London turntablist DJ Yoda’s career thus far has been an exercise in banishing hip-hop’s more po-faced impulses in favor of a hit-and-run, cut-and paste approach. As his name suggests, he’s not above weaving crowd-pleasing pop-cultural references into the mix, even at the risk of sounding gimmicky: his compilations have included 2009′s How To Cut & Paste: Country Edition, which dropped Johnny Cash, Hank Williams and the theme from TV’s The Littlest Hobo alongside Nas and Treacherous Three.
But when it comes to turntable chops and scratching – not to mention deep knowledge of the hip-hop form – Yoda is among the best. He plays it relatively straight on his second album proper, abandoning the kids’-TV themes and comedy samples but keeping a lunatic, scattershot approach and a mood of playful, unabashed vibrancy. The swollen-ego stomp of “Charlie Sheen,” voiced by rapper Greg Nice, evokes the fallen star’s coked-up mania with its swaggering, muscular beats, tempo-changing dashes and Nice’s bellow of “Don’t tell me how to spend my motherfuckin’ money.” The deluge of Eastern samples and licks on “Big Trouble In Little China,” meanwhile, treads a fine line between exoticism and Orientalism.

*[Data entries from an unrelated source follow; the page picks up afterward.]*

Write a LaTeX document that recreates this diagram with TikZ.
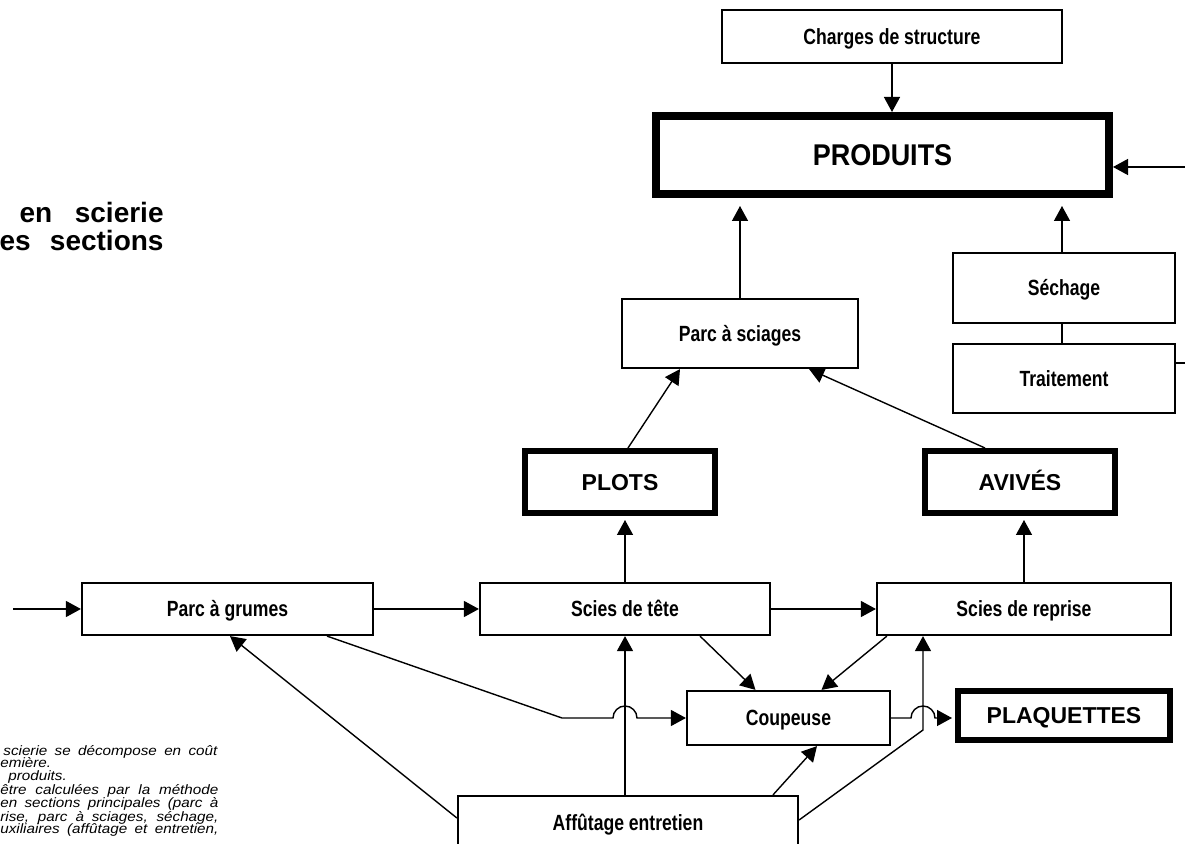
\documentclass[tikz,border=0pt]{standalone}
\usepackage{fontspec}
\setmainfont{Liberation Sans}
\newfontfamily\condfont[FakeStretch=0.8]{Liberation Sans}
\newfontfamily\larfont[FakeStretch=0.9]{Liberation Sans}
\newfontfamily\notefont[FakeStretch=1.12]{Liberation Sans}
\usetikzlibrary{arrows.meta, calc, positioning}

\begin{document}
\begin{tikzpicture}[x=0.5pt, y=-0.5pt,
    poste/.style={draw=black, line width=1.1pt, rectangle, inner sep=0pt,
                  text height=7.9pt, text depth=0pt,
                  font=\condfont\bfseries\fontsize{11}{13}\selectfont},
    sortie/.style={draw=black, line width=3pt, rectangle, inner sep=0pt,
                   text height=8.3pt, text depth=0pt,
                   font=\bfseries\fontsize{11.5}{14}\selectfont},
    fleche/.style={line width=0.7pt, -{Triangle[length=7.5pt, width=8pt]}},
    trait/.style={line width=0.7pt},
    titre/.style={inner sep=0pt, anchor=base east, font=\bfseries\fontsize{14}{16}\selectfont},
    note/.style={inner sep=0pt, anchor=base west, font=\notefont\itshape\fontsize{6.8}{6.7}\selectfont}]
\useasboundingbox (0,0) rectangle (1185,844);
\fill[white] (0,0) rectangle (1185,844);
\clip (0,0) rectangle (1185,844);

% titre coupe a gauche
\node[titre] (titre1) at (164,223) {\makebox[72pt][s]{en scierie}};
\node[titre] (titre2) at (164,251) {\makebox[82pt][s]{es sections}};

% notes en bas a gauche
\node[note] (n1) at (3,755) {\makebox[107pt][s]{scierie se décompose en coût}};
\node[note] (n2) at (0,768) {emière.};
\node[note] (n3) at (8,781) {produits.};
\node[note] (n4) at (0,795) {\makebox[109pt][s]{être calculées par la méthode}};
\node[note] (n5) at (0,808) {\makebox[109pt][s]{en sections principales (parc à}};
\node[note] (n6) at (0,821) {\makebox[109pt][s]{rise, parc à sciages, séchage,}};
\node[note] (n7) at (0,834) {\makebox[109pt][s]{uxiliaires (affûtage et entretien,}};

% postes
\node[poste, minimum width=170pt, minimum height=26.5pt] (charges) at (892,36.5) {Charges de structure};
\node[sortie, line width=4pt, minimum width=226.5pt, minimum height=39pt, text height=10.8pt,
      font=\larfont\bfseries\fontsize{15}{18}\selectfont] (produits) at (882.5,155) {PRODUITS};
\node[poste, minimum width=118pt, minimum height=34.5pt] (sciages) at (740,333.5) {Parc à sciages};
\node[poste, minimum width=111pt, minimum height=35pt] (sechage) at (1064,288) {Séchage};
\node[poste, minimum width=111pt, minimum height=34.5pt] (traitement) at (1064,378.5) {Traitement};
\node[sortie, minimum width=95pt, minimum height=31pt] (plots) at (620,482) {PLOTS};
\node[sortie, minimum width=95pt, minimum height=31pt] (avives) at (1020,482) {AVIVÉS};
\node[poste, minimum width=145.5pt, minimum height=26pt] (grumes) at (227.5,609) {Parc à grumes};
\node[poste, minimum width=145pt, minimum height=26pt] (tete) at (625,609) {Scies de tête};
\node[poste, minimum width=147pt, minimum height=26pt] (reprise) at (1024,609) {Scies de reprise};
\node[poste, minimum width=101.5pt, minimum height=27pt] (coupeuse) at (788.5,718) {Coupeuse};
\node[sortie, minimum width=106pt, minimum height=24.5pt] (plaquettes) at (1064,715.5) {PLAQUETTES};
\node[poste, minimum width=170pt, minimum height=27pt] (affutage) at (628,823) {Affûtage entretien};

\coordinate (entreeP) at (1185,167);
\coordinate (sortieT) at (1185,363);
\coordinate (entreeG) at (13,609);
\coordinate (pli1) at (562,718);
\coordinate (pli2) at (923,730);

% liaisons vers les produits
\draw[fleche] (charges.south) -- (charges.south |- produits.north);
\draw[fleche] (entreeP) -- (entreeP -| produits.east);
\draw[fleche, shorten >=4pt] (sciages.north) -- (sciages.north |- produits.south);
\draw[fleche, shorten >=4pt] ($(sechage.north)+(-2,0)$) -- ($(sechage.north |- produits.south)+(-2,0)$);
\draw[trait] ($(sechage.south)+(-2,0)$) -- ($(traitement.north)+(-2,0)$);
\draw[trait] (traitement.east |- sortieT) -- (sortieT);
\draw[fleche] ($(plots.north)+(8,0)$) -- ($(sciages.south)+(-60,0)$);
\draw[fleche] ($(avives.north)+(-35,0)$) -- ($(sciages.south east)+(-50,0)$);
\draw[fleche, shorten >=2pt] (tete.north) -- (tete.north |- plots.south);
\draw[fleche, shorten >=2pt] (reprise.north) -- (reprise.north |- avives.south);

% ligne de sciage
\draw[fleche] (entreeG) -- (grumes.west);
\draw[fleche] (grumes) -- (tete);
\draw[fleche] (tete) -- (reprise);
\draw[fleche] ($(grumes.south)+(99.5,0)$) -- (pli1)
  -- ($(coupeuse.west -| tete.south)+(-12,0)$) arc[start angle=180, end angle=360, radius=12]
  -- (coupeuse.west);
\draw[fleche] ($(tete.south)+(75,0)$) -- ($(coupeuse.north)+(-33,0)$);
\draw[fleche] ($(reprise.south west)+(11,0)$) -- ($(coupeuse.north)+(33,0)$);
\draw[fleche, shorten >=1.5pt] (coupeuse.east)
  -- ($(pli2 |- coupeuse.east)+(-12,0)$) arc[start angle=180, end angle=360, radius=12]
  -- (plaquettes.west |- coupeuse.east);

% affutage entretien
\draw[fleche] (affutage.north -| tete.south) -- (tete.south);
\draw[fleche] ($(affutage.north)+(145,0)$) -- ($(coupeuse.south)+(28.5,0)$);
\draw[fleche] ($(affutage.east)+(0,-3)$) -- (pli2) -- (pli2 |- reprise.south);
\draw[fleche] ($(affutage.west)+(0,-5)$) -- ($(grumes.south)+(2.5,0)$);
\end{tikzpicture}
\end{document}
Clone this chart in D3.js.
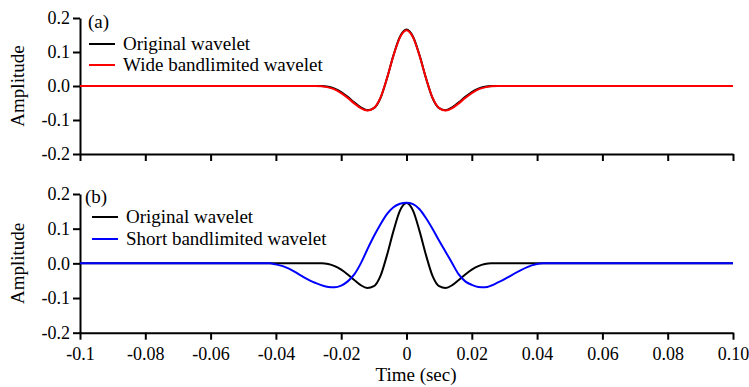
<!DOCTYPE html>
<html lang="en">

<head>
    <meta charset="UTF-8">
    <title>Wavelet comparison</title>
    <script src="https://d3js.org/d3.v7.min.js"></script>
    <style>
        body { margin: 0; background: #fff; }
        .line { fill: none; stroke-width: 2px; }
        .axis path, .axis line { stroke: #000; stroke-width: 2px; }
    </style>
</head>

<body>
    <script>
        var FONT = "'Liberation Serif', 'Times New Roman', serif";

        // time samples (sec)
        var timeA = [-0.1, -0.028, -0.026, -0.024, -0.022, -0.02, -0.018, -0.016, -0.014, -0.012, -0.01, -0.008, -0.006, -0.004, -0.002, 0,
            0.002, 0.004, 0.006, 0.008, 0.01, 0.012, 0.014, 0.016, 0.018, 0.02, 0.022, 0.024, 0.026, 0.028, 0.1];
        // original wavelet
        var originalA = [0, 0, 0, -0.002, -0.008, -0.018, -0.032, -0.048, -0.063, -0.071, -0.065, -0.036, 0.022, 0.09, 0.145, 0.166,
            0.145, 0.09, 0.022, -0.036, -0.065, -0.071, -0.063, -0.048, -0.032, -0.018, -0.008, -0.002, 0, 0, 0];
        // wide bandlimited wavelet
        var wideA = [0, 0, -0.001, -0.004, -0.01, -0.021, -0.035, -0.051, -0.065, -0.072, -0.065, -0.035, 0.022, 0.089, 0.143, 0.164,
            0.143, 0.089, 0.022, -0.035, -0.065, -0.072, -0.065, -0.051, -0.035, -0.021, -0.01, -0.004, -0.001, 0, 0];

        var originalB = [0, 0, 0, -0.002, -0.008, -0.018, -0.032, -0.048, -0.063, -0.071, -0.066, -0.037, 0.023, 0.093, 0.152, 0.174,
            0.152, 0.093, 0.023, -0.037, -0.066, -0.071, -0.063, -0.048, -0.032, -0.018, -0.008, -0.002, 0, 0, 0];

        // short bandlimited wavelet
        var timeShort = [-0.1, -0.042, -0.04, -0.036, -0.032, -0.028, -0.024, -0.022, -0.02, -0.018, -0.016, -0.014, -0.012, -0.01, -0.008, -0.006, -0.004, -0.002, 0,
            0.002, 0.004, 0.006, 0.008, 0.01, 0.012, 0.014, 0.016, 0.018, 0.02, 0.022, 0.024, 0.026, 0.028, 0.042, 0.1];
        var shortB = [0, 0, -0.003, -0.015, -0.037, -0.056, -0.068, -0.069, -0.064, -0.052, -0.032, 0.0, 0.04, 0.078, 0.112, 0.142, 0.162, 0.172, 0.175,
            0.171, 0.156, 0.13, 0.099, 0.065, 0.033, 0.0, -0.032, -0.052, -0.062, -0.068, -0.069, -0.064, -0.055, 0, 0];

        var yTicks = [-0.2, -0.1, 0, 0.1, 0.2];
        var yTickLabels = ["-0.2", "-0.1", "0.0", "0.1", "0.2"];
        var xTicks = [-0.1, -0.08, -0.06, -0.04, -0.02, 0, 0.02, 0.04, 0.06, 0.08, 0.1];
        var xTickLabels = ["-0.1", "-0.08", "-0.06", "-0.04", "-0.02", "0", "0.02", "0.04", "0.06", "0.08", "0.10"];

        var width = 749, height = 387;

        var svg = d3.select("body").append("svg")
            .attr("width", width)
            .attr("height", height)
            .style("font-family", FONT);

        var x = d3.scaleLinear().domain([-0.1, 0.1]).range([80, 733]);

        function panel(y, label, series, legendPos, showXLabels) {
            var g = svg.append("g");

            // axes
            var ya = g.append("g")
                .attr("class", "axis")
                .attr("transform", "translate(80,0)")
                .call(d3.axisLeft(y).tickValues(yTicks).tickSize(7).tickSizeOuter(0).tickPadding(3)
                    .tickFormat(function (d, i) { return yTickLabels[i]; }));

            var xa = g.append("g")
                .attr("class", "axis")
                .attr("transform", "translate(0," + y.range()[0] + ")")
                .call(d3.axisBottom(x).tickValues(xTicks).tickSize(7).tickSizeOuter(0).tickPadding(8)
                    .tickFormat(function (d, i) { return showXLabels ? xTickLabels[i] : ""; }));

            [ya, xa].forEach(function (a) {
                a.selectAll("text")
                    .style("font-family", FONT)
                    .style("font-size", "18px")
                    .attr("fill", "#000");
            });

            // curves
            series.forEach(function (s) {
                var line = d3.line()
                    .x(function (d, i) { return x(s.t[i]); })
                    .y(function (d) { return y(d); })
                    .curve(d3.curveMonotoneX);
                g.append("path")
                    .datum(s.v)
                    .attr("class", "line")
                    .style("stroke", s.color)
                    .attr("d", line);
            });

            // panel label + legend
            g.append("text")
                .attr("x", legendPos.lx)
                .attr("y", legendPos.ly)
                .style("font-size", "19px")
                .text(label);

            series.forEach(function (s, i) {
                var yy = legendPos.y0 + i * legendPos.dy;
                g.append("line")
                    .attr("x1", legendPos.x0).attr("x2", legendPos.x0 + 26)
                    .attr("y1", yy).attr("y2", yy)
                    .style("stroke", s.color).style("stroke-width", 2);
                g.append("text")
                    .attr("x", legendPos.x0 + 34)
                    .attr("y", yy + 6)
                    .style("font-size", "19px")
                    .text(s.name);
            });

            // y title
            g.append("text")
                .attr("transform", "translate(24," + ((y.range()[0] + y.range()[1]) / 2) + ") rotate(-90)")
                .attr("text-anchor", "middle")
                .style("font-size", "19px")
                .text("Amplitude");
        }

        var yA = d3.scaleLinear().domain([-0.2, 0.2]).range([154, 18]);
        var yB = d3.scaleLinear().domain([-0.2, 0.2]).range([332.7, 194]);

        panel(yA, "(a)", [
            { name: "Original wavelet", color: "#000", t: timeA, v: originalA },
            { name: "Wide bandlimited wavelet", color: "#ff0000", t: timeA, v: wideA }
        ], { lx: 88, ly: 28, x0: 89, y0: 44, dy: 21 }, false);

        panel(yB, "(b)", [
            { name: "Original wavelet", color: "#000", t: timeA, v: originalB },
            { name: "Short bandlimited wavelet", color: "#0000ff", t: timeShort, v: shortB }
        ], { lx: 85, ly: 203, x0: 92, y0: 217, dy: 22 }, true);

        svg.append("text")
            .attr("x", 416)
            .attr("y", 381)
            .attr("text-anchor", "middle")
            .style("font-size", "19px")
            .text("Time (sec)");
    </script>
</body>

</html>
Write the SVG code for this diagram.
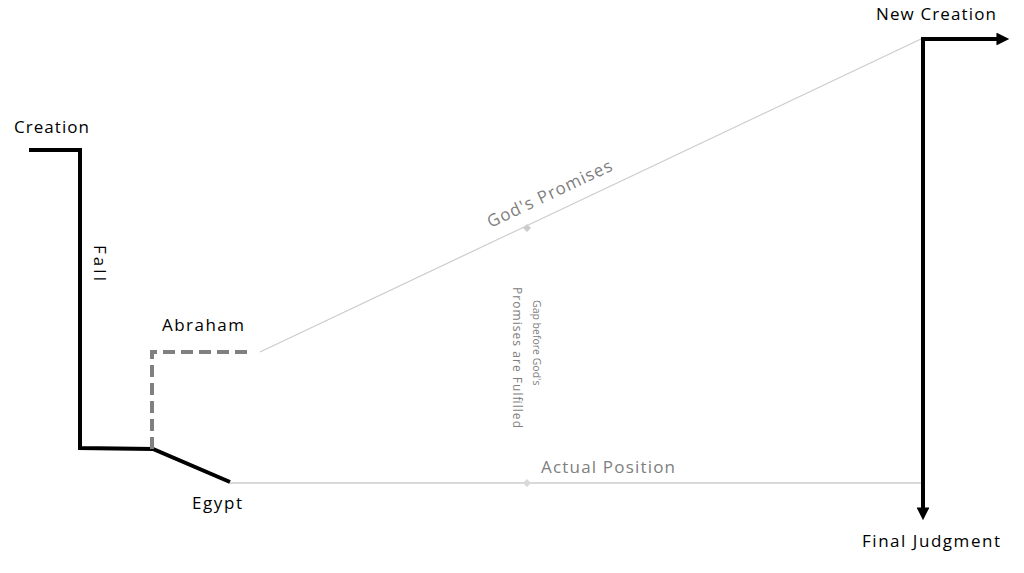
<svg xmlns="http://www.w3.org/2000/svg" width="1024" height="573" viewBox="0 0 1024 573">
<style>
.lbl{font-family:"Open Sans","Liberation Sans",sans-serif;font-size:17px;fill:#000}
.glbl{font-family:"Open Sans","Liberation Sans",sans-serif;font-size:17px;fill:#808080}
.small{font-family:"Open Sans","Liberation Sans",sans-serif;font-size:12px;fill:#808080}
.blk{fill:none;stroke:#000;stroke-width:4;stroke-linejoin:miter}
</style>
<defs>
<marker id="ah" viewBox="0 0 10 10" refX="2" refY="5" markerWidth="3.4" markerHeight="3.2" orient="auto" markerUnits="strokeWidth">
<path d="M0,0 L10,5 L0,10 Z" fill="#000"/>
</marker>
</defs>
<rect width="1024" height="573" fill="#fff"/>
<g id="connectors">
<path class="blk" d="M29,150 H80 V448 L153,449 L230,482"/>
<path d="M152,449 V352 H252" fill="none" stroke="#808080" stroke-width="4" stroke-dasharray="12,6"/>
<line x1="260" y1="352" x2="921" y2="39" stroke="#cccccc" stroke-width="1.2"/>
<path d="M527,224 L531,228 L527,232 L523,228 Z" fill="#cccccc"/>
<line x1="230" y1="483" x2="921" y2="483" stroke="#d9d9d9" stroke-width="2"/>
<path d="M527,479 L531,483 L527,487 L523,483 Z" fill="#d9d9d9"/>
<path class="blk" d="M923,39 H999" marker-end="url(#ah)"/>
<line x1="923" y1="37" x2="923" y2="510" stroke="#000" stroke-width="4" marker-end="url(#ah)"/>
</g>
<g id="creation"><text class="lbl" x="14" y="133" textLength="75">Creation</text></g>
<g id="fall"><text class="lbl" transform="translate(94,263) rotate(90)" text-anchor="middle" font-size="18" textLength="36">Fall</text></g>
<g id="abraham"><text class="lbl" x="162" y="331" textLength="82">Abraham</text></g>
<g id="egypt"><text class="lbl" x="192" y="509" textLength="50">Egypt</text></g>
<g id="promises"><text class="glbl" transform="translate(552,199) rotate(-25.3)" text-anchor="middle" textLength="136">God's Promises</text></g>
<g id="gap"><text class="small" transform="translate(527,0) rotate(90)"><tspan x="300" y="-6" font-size="10.5">Gap before God's</tspan><tspan x="287" y="14" textLength="141">Promises are Fulfilled</tspan></text></g>
<g id="actual"><text class="glbl" x="541" y="473" textLength="134">Actual Position</text></g>
<g id="newcreation"><text class="lbl" x="876" y="20" textLength="120">New Creation</text></g>
<g id="finaljudgment"><text class="lbl" x="862" y="547" textLength="138">Final Judgment</text></g>
</svg>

Yoda’s gonzo approach yields some real triumphs, not least on “Happy,” a bittersweet two-step ballad sung by Boy George that reminds you that beneath the make-up, George Dowd possesses a deeply soulful croon – older and smokier than in his Culture Club heyday, but more affecting because of it. Better still is “U No Likey That,” which throws Roots Manuva and Kid Creole & The Coconuts in a studio together and turns out a rattling carnival rumble.
Coherency would be a long-shot, given the avalanche of guests and styles, but the grab-bag of inspired tracks still deliver 50 minutes of solid thrills. By tempering his inclination to play cute, Yoda proves himself a producer with a keen, inventive ear.